For the restaurant's design and decor, the partners came up with an interpretation that's clever as hell. The clay statues, porcelain vases and wooden-ringed chandeliers adorning the otherwise sleek, urban dining room recall artifacts available in Indochinese art shops. A mortar-and-pestle set, the kind used to make green papaya salad in every Southeast Asian market, is displayed in a window; Vietnamese coffee cans on the bar hold chopsticks. All serve as subtle reminders of place without intruding into the seamless flow of a meal at ChoLon.

For their staff, Deters and Symensma chose a professional, well-trained crew who, after an obligatory warm-up period, are quite comfortable imparting their vast knowledge of an innovative menu. Symensma has drawn from his experience and insight to construct a roster of dishes — both large plates that serve as entrees and much less expensive small plates, meant to be shared family-style in another homage to Southeast Asian customs — and given many of them an untraditional twist.

I got my first taste of his culinary creativity a few minutes after I sat down for my first meal at ChoLon and ordered a drink. (I went with a bottle of Tiger, the crappy light beer that's universal in Asia because it provides a refreshing break from the heat without taking the focus away from the food.) A waiter brought a puffed white circle of rice paper leaning against a picture frame to the table. I dipped pieces of the deep-fried cracker into an accompanying dish of sienna-hued sauce, a blend of red peppers and tomatoes imbued with a hint of chile. It was a twist on Malaysian red curry meant to vaguely resemble salsa, and as the thin bits of rice paper dissolved on my tongue, they left behind the light heat of the sauce.

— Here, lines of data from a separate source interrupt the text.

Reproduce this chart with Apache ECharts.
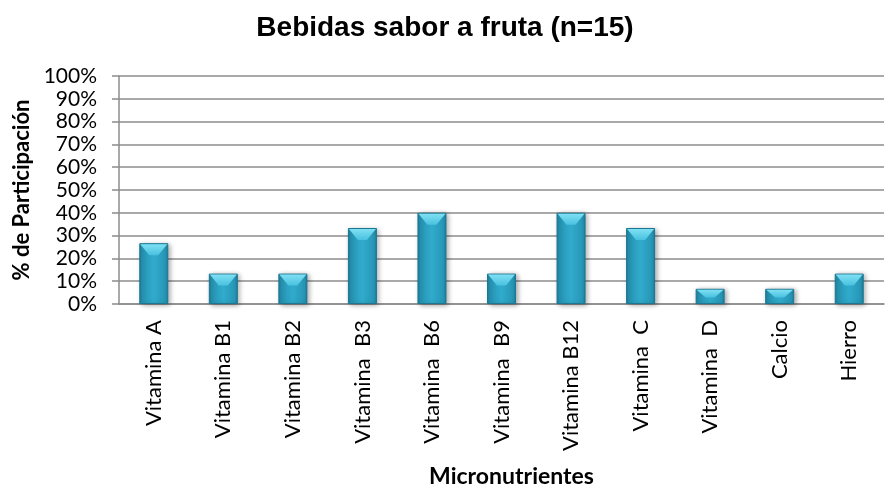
<!DOCTYPE html>
<html><head><meta charset="utf-8">
<script src="https://cdn.jsdelivr.net/npm/echarts@6/dist/echarts.min.js"></script>
<style>html,body{margin:0;padding:0;background:#fff}#c{width:891px;height:489px}</style>
</head><body><div id="c"></div>
<script>
var categories = ["Vitamina A","Vitamina B1","Vitamina B2","Vitamina  B3","Vitamina  B6","Vitamina  B9","Vitamina B12","Vitamina  C","Vitamina  D","Calcio","Hierro"];
var values = [26.67,13.33,13.33,33.33,40,13.33,40,33.33,6.67,6.67,13.33];
var yTicks = [0,10,20,30,40,50,60,70,80,90,100];

var chart = echarts.init(document.getElementById('c'));
var lab = 'Lato, "Open Sans", sans-serif';
var BW = 29;
chart.setOption({
  animation:false,
  title:{text:'Bebidas sabor a fruta (n=15)',left:440,textAlign:'center',top:9,
    textStyle:{fontFamily:'"Liberation Sans", Arial, sans-serif',fontWeight:'bold',fontSize:28,color:'#000'}},
  grid:{left:119,right:7,top:76,bottom:183},
  xAxis:{type:'category',data:categories,
    axisLine:{lineStyle:{color:'#8c8c8c',width:1.5}},
    axisTick:{show:false},
    axisLabel:{rotate:90,fontSize:22,color:'#000',fontFamily:lab,margin:16,interval:0},
    name:'Micronutrientes',nameLocation:'middle',nameGap:161,
    nameTextStyle:{fontFamily:lab,fontWeight:'bold',fontSize:23,color:'#000',padding:[0,0,0,20]}},
  yAxis:{type:'value',min:0,max:100,interval:10,
    axisLine:{show:true,lineStyle:{color:'#8c8c8c',width:1.5}},
    axisTick:{show:true,inside:false,length:7,lineStyle:{color:'#8c8c8c',width:1.5}},
    splitLine:{lineStyle:{color:'#8c8c8c',width:1.5}},
    axisLabel:{fontSize:21,color:'#000',fontFamily:lab,margin:22,
      formatter:function(v){return yTicks.indexOf(v)>=0? v+'%':'';}},
    name:'% de Participación',nameLocation:'middle',nameGap:82,nameRotate:90,
    nameTextStyle:{fontFamily:lab,fontWeight:'bold',fontSize:22,color:'#000'}},
  series:[{type:'bar',data:values,barWidth:BW,z:2,
    itemStyle:{
      color:new echarts.graphic.LinearGradient(0,0,1,0,[
        {offset:0,color:'#1a7d99'},{offset:0.1,color:'#2796b6'},
        {offset:0.5,color:'#31abcc'},{offset:0.9,color:'#2796b6'},{offset:1,color:'#1a7d99'}]),
      borderColor:'#1b7893',borderWidth:1,
      shadowColor:'rgba(0,0,0,0.35)',shadowBlur:5,shadowOffsetX:2,shadowOffsetY:1}
  },{
    type:'custom',z:3,silent:true,
    data:values.map(function(v,i){return [i,v];}),
    renderItem:function(params,api){
      var top = api.coord([api.value(0),api.value(1)]);
      var base = api.coord([api.value(0),0]);
      var h = base[1]-top[1];
      var d = Math.min(11,h*0.5);
      var x0 = top[0]-BW/2+1, x1 = top[0]+BW/2-1, y0 = top[1]+1;
      return {type:'polygon',shape:{points:[[x0,y0],[x1,y0],[x1-9,y0+d],[x0+9,y0+d]]},
        style:{fill:new echarts.graphic.LinearGradient(0,0,0,1,[
          {offset:0,color:'#7fe0f4'},{offset:1,color:'#48c1df'}])}};
    }
  }]
});
</script></body></html>
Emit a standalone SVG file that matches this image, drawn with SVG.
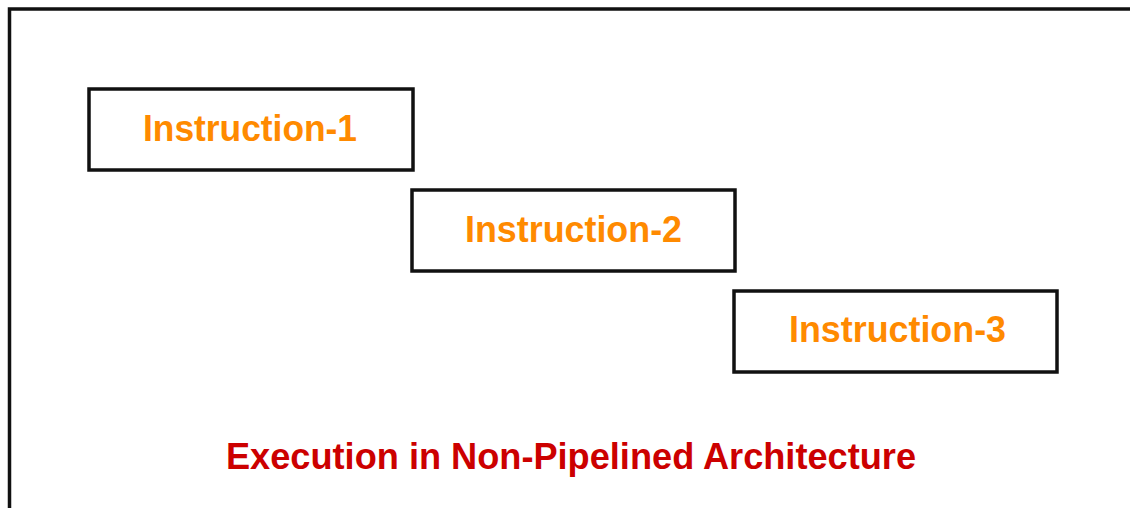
<svg xmlns="http://www.w3.org/2000/svg" width="1130" height="508" viewBox="0 0 1130 508">
  <style>
    .frame { fill: none; stroke: #111; stroke-width: 3.5; }
    .box { fill: #fff; stroke: #111; stroke-width: 3.5; }
    .label { font-family: "Liberation Sans", Arial, sans-serif; font-weight: bold; font-size: 36px; fill: #ff8a00; text-anchor: middle; }
    .title { font-family: "Liberation Sans", Arial, sans-serif; font-weight: bold; font-size: 36px; fill: #cc0000; text-anchor: middle; }
  </style>
  <rect width="1130" height="508" fill="#fff"/>
  <!-- open frame: left and top edges only -->
  <path class="frame" d="M9.5,508 V9 H1130"/>
  <g id="connectors"></g>
  <g id="instruction-1">
    <rect class="box" x="89" y="89" width="324" height="81"/>
    <text class="label" x="250" y="141" textLength="214" lengthAdjust="spacingAndGlyphs">Instruction-1</text>
  </g>
  <g id="instruction-2">
    <rect class="box" x="412" y="190" width="323" height="81"/>
    <text class="label" x="573.5" y="242" textLength="217" lengthAdjust="spacingAndGlyphs">Instruction-2</text>
  </g>
  <g id="instruction-3">
    <rect class="box" x="734" y="291" width="323" height="81"/>
    <text class="label" x="897.5" y="342" textLength="217" lengthAdjust="spacingAndGlyphs">Instruction-3</text>
  </g>
  <g id="caption">
    <text class="title" x="571" y="469" textLength="690" lengthAdjust="spacingAndGlyphs">Execution in Non-Pipelined Architecture</text>
  </g>
</svg>
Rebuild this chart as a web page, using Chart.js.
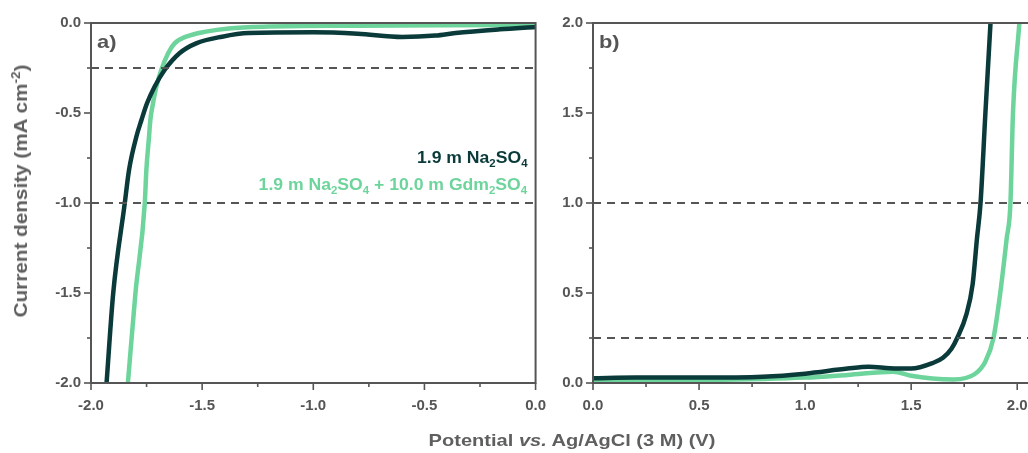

It was an excellent start. From there I moved on to the green papaya salad. In Southeast Asian markets, vendors make this dish with a mortar and pestle, bruising cherry tomatoes and green beans with the blunt stick, crushing in chile peppers, then grating thin, snappy strips of green papaya into the mix and dousing everything with fish sauce and lime. The salad is utterly simple and refreshing, and I thought the versions I'd had at those markets were perfect — but Symensma took the idea to a new level. He preserved the flavor profile of the dish, mixing chiles, fish sauce, lime, green beans, red cabbage and green papaya in a bowl, then placed a thin, clear-plastic rectangle on the rim to hold cherry tomato halves overlaid with bean sprouts with cashews and some candied ginger on the side. But the stroke of brilliance was a scoop of tamarind sorbet — tamarind juice is a common substitute for lime in the salad's traditional preparation — placed in the nest of julienned papaya, which added not just a refreshing, tart sweetness, but an interesting textural and temperature element. Each bite of the salad had a kiss of heat but ended with a cooling, clean finish.